■ Supplied material
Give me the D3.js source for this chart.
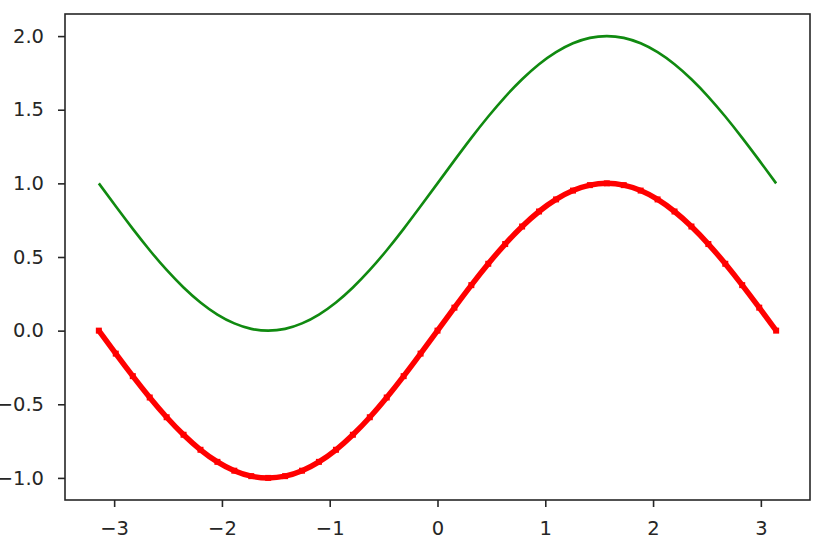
<!DOCTYPE html>
<html>
<head>
<meta charset="utf-8">
<script src="https://cdn.jsdelivr.net/npm/d3@7"></script>
<style>
  html, body { margin: 0; padding: 0; background: #fff; }
  svg text { font-family: "DejaVu Sans", sans-serif; font-size: 19.5px; fill: #262626; }
</style>
</head>
<body>
<div id="chart"></div>
<script>
// x positions (radians, -pi .. pi)
var xs = [-3.142, -2.985, -2.827, -2.670, -2.513, -2.356, -2.199, -2.042, -1.885, -1.728,
  -1.571, -1.414, -1.257, -1.100, -0.942, -0.785, -0.628, -0.471, -0.314, -0.157,
  0.000, 0.157, 0.314, 0.471, 0.628, 0.785, 0.942, 1.100, 1.257, 1.414,
  1.571, 1.728, 1.885, 2.042, 2.199, 2.356, 2.513, 2.670, 2.827, 2.985, 3.142];
// red thick curve
var redY = [0.000, -0.156, -0.309, -0.454, -0.588, -0.707, -0.809, -0.891, -0.951, -0.988,
  -1.000, -0.988, -0.951, -0.891, -0.809, -0.707, -0.588, -0.454, -0.309, -0.156,
  0.000, 0.156, 0.309, 0.454, 0.588, 0.707, 0.809, 0.891, 0.951, 0.988,
  1.000, 0.988, 0.951, 0.891, 0.809, 0.707, 0.588, 0.454, 0.309, 0.156, 0.000];
// green thin curve
var greenY = [1.000, 0.844, 0.691, 0.546, 0.412, 0.293, 0.191, 0.109, 0.049, 0.012,
  0.000, 0.012, 0.049, 0.109, 0.191, 0.293, 0.412, 0.546, 0.691, 0.844,
  1.000, 1.156, 1.309, 1.454, 1.588, 1.707, 1.809, 1.891, 1.951, 1.988,
  2.000, 1.988, 1.951, 1.891, 1.809, 1.707, 1.588, 1.454, 1.309, 1.156, 1.000];
var xTicks = [-3, -2, -1, 0, 1, 2, 3];
var yTicks = [-1.0, -0.5, 0.0, 0.5, 1.0, 1.5, 2.0];

var width = 825;
var height = 550;
var plotL = 65, plotR = 810, plotT = 14, plotB = 500;

var svg = d3.select("#chart").append("svg").attr("width", width).attr("height", height);

var x = d3.scaleLinear().domain([-3.456, 3.456]).range([plotL, plotR]);
var y = d3.scaleLinear().domain([-1.15, 2.15]).range([plotB, plotT]);

var minus = function (s) { return s.replace("-", "\u2212"); };

var xAxis = d3.axisBottom(x).tickValues(xTicks).tickSize(7).tickPadding(14)
  .tickFormat(function (d) { return minus(d3.format("d")(d)); });
var yAxis = d3.axisLeft(y).tickValues(yTicks).tickSize(7).tickPadding(14)
  .tickFormat(function (d) { return minus(d3.format(".1f")(d)); });

var gx = svg.append("g").attr("transform", "translate(0," + plotB + ")").call(xAxis);
var gy = svg.append("g").attr("transform", "translate(" + plotL + ",0)").call(yAxis);
[gx, gy].forEach(function (g) {
  g.select(".domain").remove();
  g.selectAll(".tick line").attr("stroke", "#262626").attr("stroke-width", 1.6);
  g.selectAll(".tick text").attr("font-size", 19.5).attr("fill", "#262626").attr("font-family", "DejaVu Sans, sans-serif");
});

var line = function (ys) {
  return d3.line()
    .x(function (d, i) { return x(xs[i]); })
    .y(function (d) { return y(d); })
    .curve(d3.curveNatural)(ys);
};

svg.append("path").attr("d", line(greenY))
  .attr("fill", "none").attr("stroke", "#108a10").attr("stroke-width", 2.6);

svg.append("path").attr("d", line(redY))
  .attr("fill", "none").attr("stroke", "#ff0000").attr("stroke-width", 5.5)
  .attr("stroke-linejoin", "round");

svg.selectAll("rect.pt").data(redY).enter().append("rect")
  .attr("class", "pt")
  .attr("x", function (d, i) { return x(xs[i]) - 3; })
  .attr("y", function (d) { return y(d) - 3; })
  .attr("width", 6).attr("height", 6)
  .attr("fill", "#ff0000");

svg.append("rect")
  .attr("x", plotL).attr("y", plotT)
  .attr("width", plotR - plotL).attr("height", plotB - plotT)
  .attr("fill", "none").attr("stroke", "#262626").attr("stroke-width", 1.6);
</script>
</body>
</html>
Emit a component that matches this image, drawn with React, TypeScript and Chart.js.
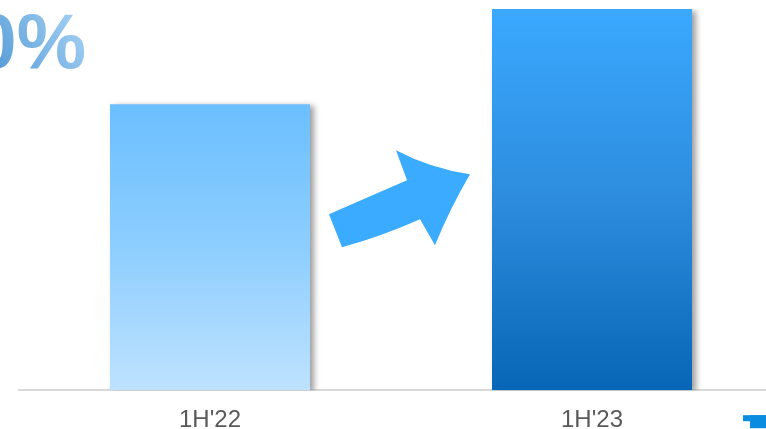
import React, { useEffect, useRef } from "react";
import { Chart, registerables } from "chart.js";

Chart.register(...registerables);

const categories = ["1H'22", "1H'23"];
const values = [3.0, 4.0];
const headline = "0%";

const gradStops = [
  ["#6BBFFF", "#8DCEFF", "#BEE2FF"],
  ["#3AA9FF", "#2D8CDD", "#0766B6"],
];

const decorPlugin = {
  id: "decor",
  beforeDatasetsDraw(chart: any) {
    const ctx = chart.ctx;
    ctx.save();
    ctx.shadowColor = "rgba(0,0,0,0.38)";
    ctx.shadowBlur = 6;
    ctx.shadowOffsetX = 4;
    ctx.shadowOffsetY = 2;
  },
  afterDatasetsDraw(chart: any) {
    const ctx = chart.ctx;
    ctx.restore();
    const meta = chart.getDatasetMeta(0);
    const b1 = meta.data[0];
    const b2 = meta.data[1];
    const x0 = b1.x + b1.width / 2;
    const yb = chart.chartArea.bottom;
    // arrow
    const P = (dx: number, dy: number) => [x0 + dx, yb + dy];
    ctx.save();
    ctx.fillStyle = "#3BABFF";
    ctx.beginPath();
    let p = P(19, -176);
    ctx.moveTo(p[0], p[1]);
    p = P(32, -143);
    ctx.lineTo(p[0], p[1]);
    let c = P(72, -154);
    p = P(110, -171);
    ctx.quadraticCurveTo(c[0], c[1], p[0], p[1]);
    p = P(125, -145);
    ctx.lineTo(p[0], p[1]);
    c = P(140, -182);
    p = P(160, -216);
    ctx.quadraticCurveTo(c[0], c[1], p[0], p[1]);
    c = P(120, -222);
    p = P(86, -240);
    ctx.quadraticCurveTo(c[0], c[1], p[0], p[1]);
    p = P(97, -210);
    ctx.lineTo(p[0], p[1]);
    c = P(60, -194);
    p = P(19, -176);
    ctx.quadraticCurveTo(c[0], c[1], p[0], p[1]);
    ctx.closePath();
    ctx.fill();
    ctx.restore();

    // headline text
    ctx.save();
    ctx.font = "bold 78px 'Liberation Sans', Arial, sans-serif";
    ctx.textAlign = "right";
    ctx.textBaseline = "alphabetic";
    const g = ctx.createLinearGradient(0, 68, 85, 12);
    g.addColorStop(0, "#5A9ED8");
    g.addColorStop(1, "#A9D4F5");
    ctx.fillStyle = g;
    ctx.fillText(headline, 86, 68);
    ctx.restore();

    // small corner mark
    ctx.save();
    ctx.fillStyle = "#0A8CE0";
    const rx = b2.x + b2.width / 2 + 51;
    ctx.fillRect(rx, yb + 25, 30, 6);
    ctx.fillRect(rx + 7, yb + 25, 23, 13);
    ctx.restore();
  },
};

export default function App() {
  const ref = useRef<HTMLCanvasElement>(null);
  useEffect(() => {
    const canvas = ref.current!;
    const chart = new Chart(canvas, {
      type: "bar",
      data: {
        labels: categories,
        datasets: [
          {
            data: values,
            backgroundColor: (context: any) => {
              const ch = context.chart;
              const i = context.dataIndex;
              const stops = gradStops[i] || gradStops[0];
              const ys = ch.scales && ch.scales.y;
              if (!ch.chartArea || !ys) return stops[0];
              const top = ys.getPixelForValue(values[i]);
              const bot = ys.getPixelForValue(0);
              const g = ch.ctx.createLinearGradient(0, top, 0, bot);
              g.addColorStop(0, stops[0]);
              g.addColorStop(0.5, stops[1]);
              g.addColorStop(1, stops[2]);
              return g;
            },
            borderWidth: 0,
            barPercentage: 200 / 382,
            categoryPercentage: 1,
          },
        ],
      },
      options: {
        responsive: false,
        animation: false,
        layout: { padding: { left: 19, top: 9, right: 0, bottom: -22 } },
        plugins: { legend: { display: false }, tooltip: { enabled: false } },
        scales: {
          y: { display: false, min: 0, max: 4 },
          x: {
            grid: { display: false, drawTicks: false },
            border: { display: true, color: "#D9D9D9", width: 2 },
            ticks: {
              color: "#595959",
              padding: 16,
              font: { family: "'Liberation Sans', Arial, sans-serif", size: 24 },
            },
          },
        },
      },
      plugins: [decorPlugin],
    });
    return () => chart.destroy();
  }, []);
  return (
    <div
      style={{
        position: "fixed",
        left: 0,
        top: 0,
        width: 766,
        height: 429,
        overflow: "hidden",
        background: "#fff",
      }}
    >
      <canvas ref={ref} width={783} height={429} style={{ width: 783, height: 429, display: "block" }} />
    </div>
  );
}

■ Exercise objective
Copy every line from the records above that contains the word "this".

■ Expected answer
Give me the D3.js source for this chart.
Emit a component that matches this image, drawn with React, TypeScript and Chart.js.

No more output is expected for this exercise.